Leonardo Sciascia

É bastante interessante o processo de Sciascia justamente porque ele toma um fato até banal no universo das violências cotidianas que estampam jornais marrons e mergulha numa análise político-histórica bastante profunda

Já comentei várias vezes nesse espaço e em outros que o romance policial foi estudado por pessoas muito mais capacitadas que eu. Também já comentei que um discurso não incomum lá pelos anos 1990 chegou a supor que o romance (talvez o romance moderno) fosse todo ele um romance policial. E já comentei — e se não comentei, comento agora — que o romance policial é um subgênero do romance bem mais amplo do que uma simples definição. Há todo tipo de romance policial, o que mistura história, as mais variadas noções de Ciência, misticismo, horror, psicologia e por aí vai. É um cenário bastante amplo e chego a invejar quem estuda isso. Os romances policiais enveredaram para outros produtos culturais, como filmes, séries e até mesmo peças teatrais. No emaranhado discursivo que o romance moderno se transformou, é difícil, por vezes, verificar onde começa um romance policial e onde termina o histórico, ou onde começa um romance político e onde termina o policial e assim por diante. Mas “encontrar o assassino” se transformou nas mais variadas formas de busca pelo erro, pelo culpado, pelo bandido, etc.

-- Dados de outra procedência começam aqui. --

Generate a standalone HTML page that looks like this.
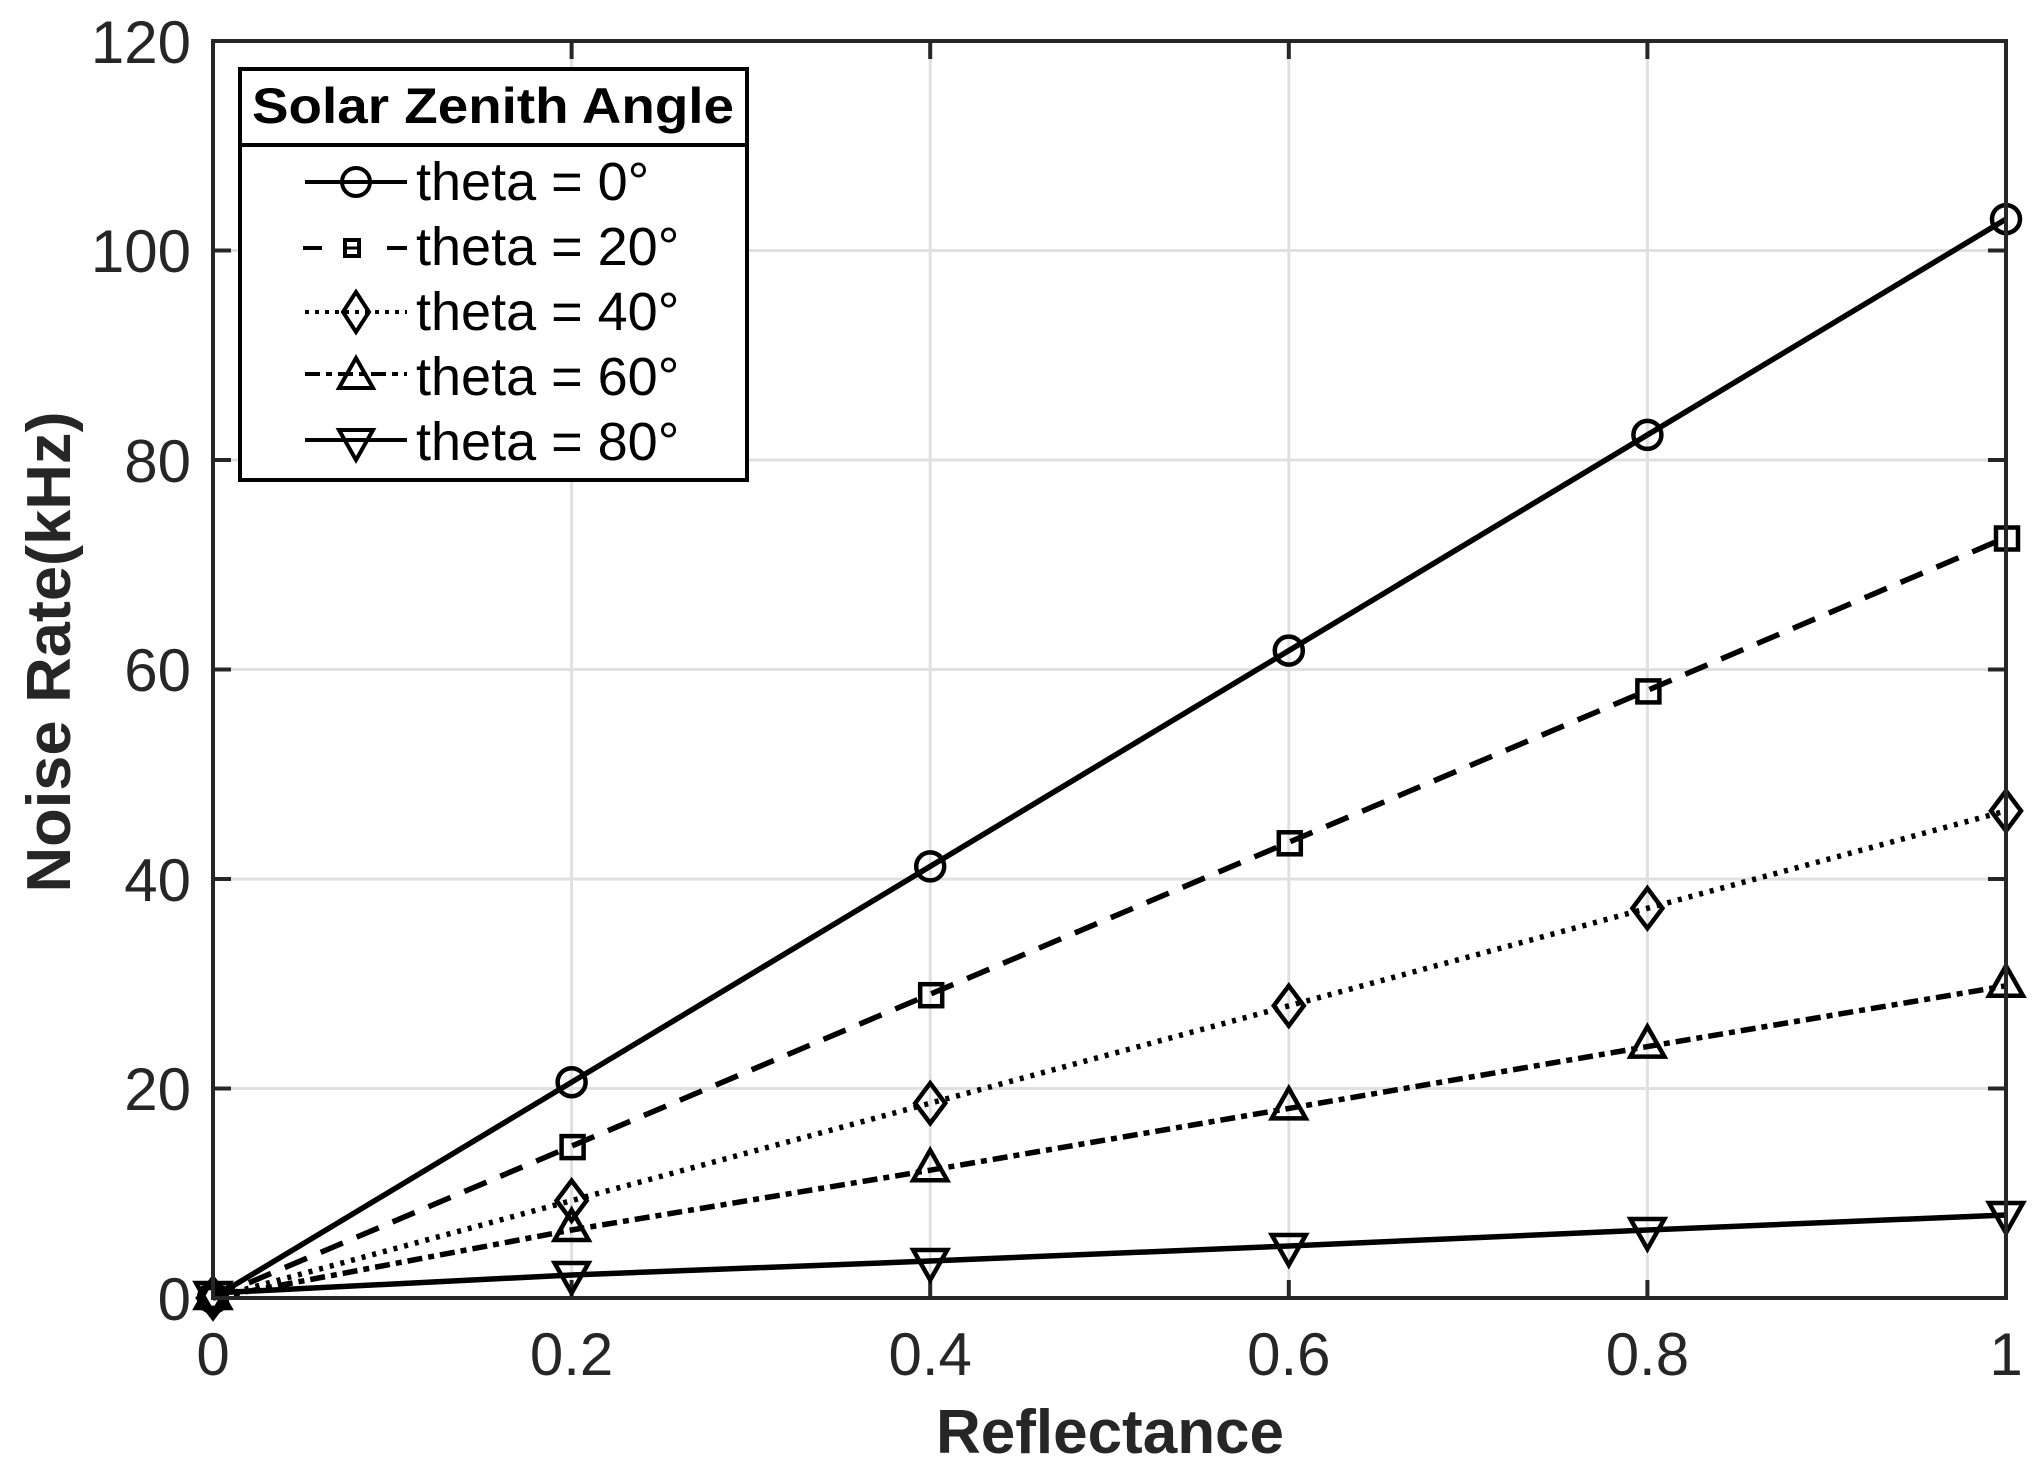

Por isso mesmo, definir Sciascia como um escritor de romances policiais pode ser como apontar o homem numa rua e dizer “olha lá, um homem”: é como apontar um grão de arroz numa concha cheia desse cereal e dizer “ó, é aquele grão branco ali” (estou pensando em arroz branco). O Dia da Coruja e Il Pugnalatori são dois bons exemplos do processo de escrita de Sciascia.

É bastante interessante o processo de Sciascia justamente porque ele toma um fato até banal no universo das violências cotidianas que estampam jornais marrons e mergulha numa análise político-histórica bastante profunda. Não importa se o caso se passe em fins do século XIX ou na década de 1960, a questão envolve a violência em si e quem a provocou, a máfia, o sistema jurídico italiano, a polícia (o modo de investigação e suas consequências), a rede de corrupção dentro da qual não fica de fora o homem mais poderoso e o homem mais humilde, para quem a corrupção é tão cultural e, por vezes, defensável. Quando uma sociedade chega a um ponto de considerar a corrupção cultural e por isso defensável, digamos que ela começou a descer uma ladeira sem volta.

A comparação com o Brasil é inevitável, num jogo muito simples de simetrias e inversões. Há a lembrança de um governador da época do regime fascista que perseguia mafiosos, Mori (pois, é, talvez a paixão de certo ex-juiz não seja apenas por camisas pretas, havendo uma luta de gangues da alta roda, por assim dizer), há juízes justiceiros, a indignação popular com a prisão de um “homem de bem, velho, cristão e doente”, mas notoriamente corrupto, há o defensor da canalhice toda, o zé-ninguém que não acredita nela, por má vontade, desinteresse pela história do país ou por cegueira política mesmo, há a corda que arrebenta do lado mais fraco, e há quem paga a conta: o cidadão.

Mas é incrível como Sciascia consegue falar disso tudo numa narrativa curta e ainda mergulhar na psicologia de suas personagens, com análises certeiras e muito precisas, seja de um alcagueta, seja de um investigador de polícia. É interessante, também, perceber não apenas o método de Sciascia como também o fato de que estas duas histórias paralelas (dos dois livros) ocorrem com quase um século de distância uma da outra: lá, como aqui, a corrupção está no DNA da formação do país, por mais que haja mais diferenças que semelhanças culturais entre nós e os italianos.

Mais novo que Gadda e Lampedusa (ícones da literatura italiana do século XX), da mesma geração que Pavese e Moravia (penso nos ficcionistas e não nos famosos poetas italianos), Sciascia é dono de uma linguagem e de um universo próprio, em que a ironia anda de mãos dadas com a análise social feita com um bisturi e uma lupa.

Eu poderia citar uma dezena de grandes autores de policiais, mas hoje era o dia dele.